Canongate Books is a prizewinning independent publisher based in Edinburgh’s Tweeddale Court which for more than 40 years has been pioneering in its publication of some of the world’s most interesting books.
Its authors include Yann Martel (whose Life of Pi is the best-selling Booker Prizewinner in history) President Barack Obama, JJ Abrams, Alasdair Gray, William McIlvanney, Nick Cave and Terry Gilliam.
Canongate publishes around 40 books per year. They have twice been awarded Publisher of the Year (in 2003 and 2009), Independent Publisher of the Year in 2014, and awarded BIA Marketing Strategy of the Year for Letters Live 2015
Canongate Books was founded at 17 Jeffrey Street by Stephanie Wolfe Murray in 1973. The first books published were both by Americans: Robert Shure’s novel The Monk and a reprint of Edgar Allan Poe’s Comic Tales, establishing Canongate as an international publishing house in Scotland, rather than a publisher of purely Scottish literature.
In 2013 Canongate celebrated four decades at the forefront of publishing. Today the company is run by Jamie Byng, managing director and owner since the mid-1990s.
Canongate’s most iconic books are Jimmy Boyle’s Sense of Freedom (1977), Alasdair Gray’s Lanark (1981), and Yann Martel’s The Life of Pi (2002).

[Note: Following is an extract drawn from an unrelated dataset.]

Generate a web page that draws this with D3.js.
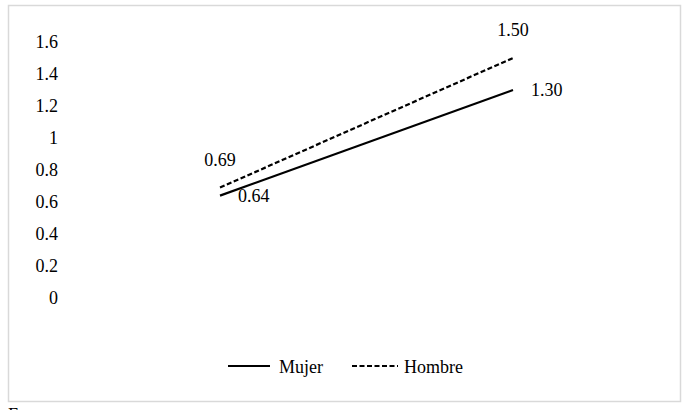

Sense of Freedom broke the mould in that it was the biography of a notorious Glasgow gangster, Jimmy Boyle, written and published whilst Boyle was serving a life sentence for murder in Barlinnie prison. Five years later Canongate published Alasdair Gray’s Lanark, an illustrated dystopian novel which became the first book to win the Saltire Society’s Book of the Year award. Yann Martel’s The Life of Pi was the first Canongate book to win the Man Booker Prize, propelling Canongate into the big league when it sold over 10 million copies worldwide.
In 2015 they published Gilliamesque, the life story of screenwriter, director and Python Terry Gilliam.